Wrongful dismissal and gross misconduct
Wrongful dismissal is a misleading phrase, not to be confused with unfair dismissal or constructive dismissal. To find out how much you might get, try our free Settlement Agreements Calculator. Bear in mind that we don’t charge our clients, because we only represent the best cases and charge a fee based on the increase obtained.
Not being paid your notice pay is technically known as ’wrongful dismissal’. Wrongful dismissal actually means that you were dismissed and then you weren’t paid for your notice period.
For example, let’s say that your contract of employment stipulates that your employer has to give a month’s notice to terminate your employment. However, your employer tells you that you are dismissed, that you should go home immediately and that you won’t be paid your month’s notice. That’s wrongful dismissal, and you could have a claim in the Employment Tribunal or, preferably, a settlement agreement to be negotiated.
Top 3 Tips
- Appeal any dismissal decision
- Check your notice period
- Keep records of your job applications
Getting another job during your notice period
Bear in mind that if you are fortunate enough to get another job during your notice period, then this would reduce any claim for compensation you might have in an Employment Tribunal. That is because you have ‘mitigated’ your loss. Say your notice pay was worth £3000 net, but you earned £2000 net in the notice period, then you have only lost £1,000 net, so that is the value of your claim.
Of course you don’t have to disclose to your ex-employer the fact that you have got a new job prior to issuing tribunal proceedings (you need to declare it at that point) so unless they ask you then they may well assume that you haven’t.
In a strong case we would normally negotiate the payment of the notice pay plus a payment reflecting future loss as well, and such a deal would be enshrined in a settlement agreement.
The most common form of wrongful dismissal claim in the employment tribunal is when the employer argues that you were guilty of gross misconduct, but you argue that you were innocent of gross misconduct. You see, in gross misconduct scenarios at work, the employer is entitled by law to dismiss you without paying your notice pay. That is because by your actions you have effectively torn up the contract of employment, and therefore your entitlement to notice pay goes with it.

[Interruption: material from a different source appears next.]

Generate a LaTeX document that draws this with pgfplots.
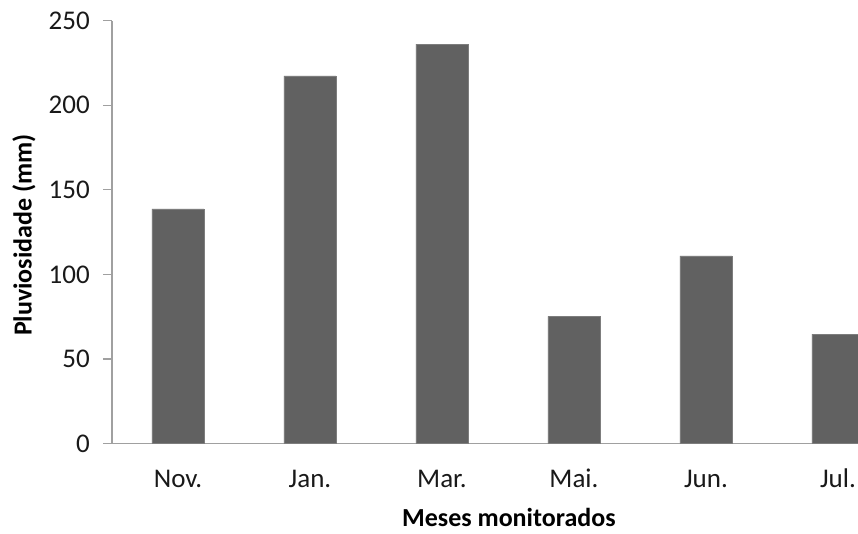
\documentclass[border=0pt]{standalone}
\usepackage{pgfplots}
\pgfplotsset{compat=1.18}
\usepackage{fontspec}
\setmainfont{Carlito}
\definecolor{barcol}{RGB}{97,97,97}
\definecolor{barline}{RGB}{125,125,125}
\definecolor{axcol}{RGB}{160,160,160}
\begin{document}
\begin{tikzpicture}
\begin{axis}[
  at={(112pt,90.5pt)}, anchor=south west,
  scale only axis,
  width=746pt, height=422.8pt,
  xmin=-0.5, xmax=5.152,
  ymin=0, ymax=250,
  ytick={0,50,100,150,200,250},
  xtick={0,1,2,3,4,5},
  xticklabels={Nov.,Jan.,Mar.,Mai.,Jun.,Jul.},
  axis x line=bottom, axis y line=left,
  axis line style={-, draw=axcol, line width=1.2pt},
  tick align=outside,
  major tick length=9pt,
  ytick style={draw=axcol, line width=1.2pt},
  xtick style={draw=none},
  /pgf/number format/assume math mode=true,
  yticklabel style={font=\fontsize{27}{32}\selectfont, anchor=east, inner sep=0pt, xshift=-13pt, text=black!90},
  xticklabel style={font=\fontsize{27}{32}\selectfont, anchor=base, inner sep=0pt, yshift=-34.8pt, text=black!90},
  ylabel={\bfseries Pluviosidade (mm)},
  xlabel={\bfseries Meses monitorados},
  ylabel style={font=\fontsize{26}{31}\selectfont, at={(axis description cs:-0.1076,0.493)}, anchor=base, inner sep=0pt},
  xlabel style={font=\fontsize{26}{31}\selectfont, at={(axis description cs:0.532,0)}, anchor=base, yshift=-83.2pt, inner sep=0pt},
  ybar, bar width=52pt,
  clip=true,
]
\addplot[fill=barcol, draw=barline, line width=0.8pt] coordinates {
  (0,138.7) (1,217.3) (2,236.1) (3,75.2) (4,110.9) (5,64.6)
};
\end{axis}
\pgfresetboundingbox
\path[use as bounding box] (0,0) rectangle (858pt,534pt);
\end{tikzpicture}
\end{document}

Extreme examples of gross misconduct include punching the boss or being caught with your fingers in the till. More common examples can include for example being caught working for your company’s clients on the side or being spotted on social media in the Caribbean when you’re supposed to be tucked up in bed with the flu in Birmingham.
Start negotiating before you get dismissed
If you have already been dismissed for conduct issues (e.g. for gross misconduct), then the chances are that the time to negotiate has already passed. You will probably have to start ACAS pre-claim conciliation, commence proceedings and try and negotiate while fighting a claim. Maybe your employer will want to save money on legal fees and they will often make an offer on this basis, so you have a chance, but the money you receive may not be as much as if you had negotiated at an earlier stage.
Misconduct claims are difficult to win for employees in tribunals. The employer only needs to show that they acted reasonably and that their decision to dismiss for misconduct was within the ‘range of reasonable responses’ open to them in the situation, and they will win the case. Therefore, if you are accused of misconduct and your employer is threatening dismissal as one of the options open to them, that’s a good time to negotiate.
Suggest a protected conversation or without prejudice meeting
If your employer has not offered a protected conversation or without prejudice meeting, you should suggest it. In misconduct cases, it is often better to talk things through with your employer in a without prejudice meeting, rather than commence correspondence. This is because people have a tendency to defend themselves in correspondence, or accuse their employer of acting improperly, and in a negotiation where misconduct has been alleged, this is not the way to go about things.
Consider admitting to doing something wrong
If you have done something wrong at work then it can help your negotiating cause to admit to it. It is never easy to admit to ourselves that we have done something wrong, messed up or acted improperly, but it may be the only way of negotiating a settlement package. You don’t necessarily have to agree that what you have done is as serious or as extensive as your employer suggests.
Sometimes an apology and a promise to work hard to make things right would mean that the employer may not even dismiss you at all. So, if you don’t want to leave and the misconduct you have committed is not something so terrible that it can never be forgiven, contrition and an apology may save your job.
Closing your negotiation
So, you should arrange a without prejudice meeting, potentially admit some culpability in what has happened, apologise, but explain that you have taken legal advice and you don’t think it is enough to dismiss you. Then say that you understand that, in the circumstances, your employer may wish you to leave and, if that’s the case, then you would be willing to consider leaving for a reference, your notice, and a number of months’ salary.
Believe us, your employer will appreciate that approach. They don’t want to go around sacking people and then dealing with the consequences. They may wish you to leave, but they will sincerely appreciate your behaviour in the without prejudice meeting, and will more likely than not engage with you in negotiations.
Rather than you fighting the case against you, being dismissed, and then calling a solicitor who will tell you that you do not have sufficient prospects of success to win an employment tribunal, you will have a reference, your notice pay and a sum of money to see you through to your next job. Which would you rather have?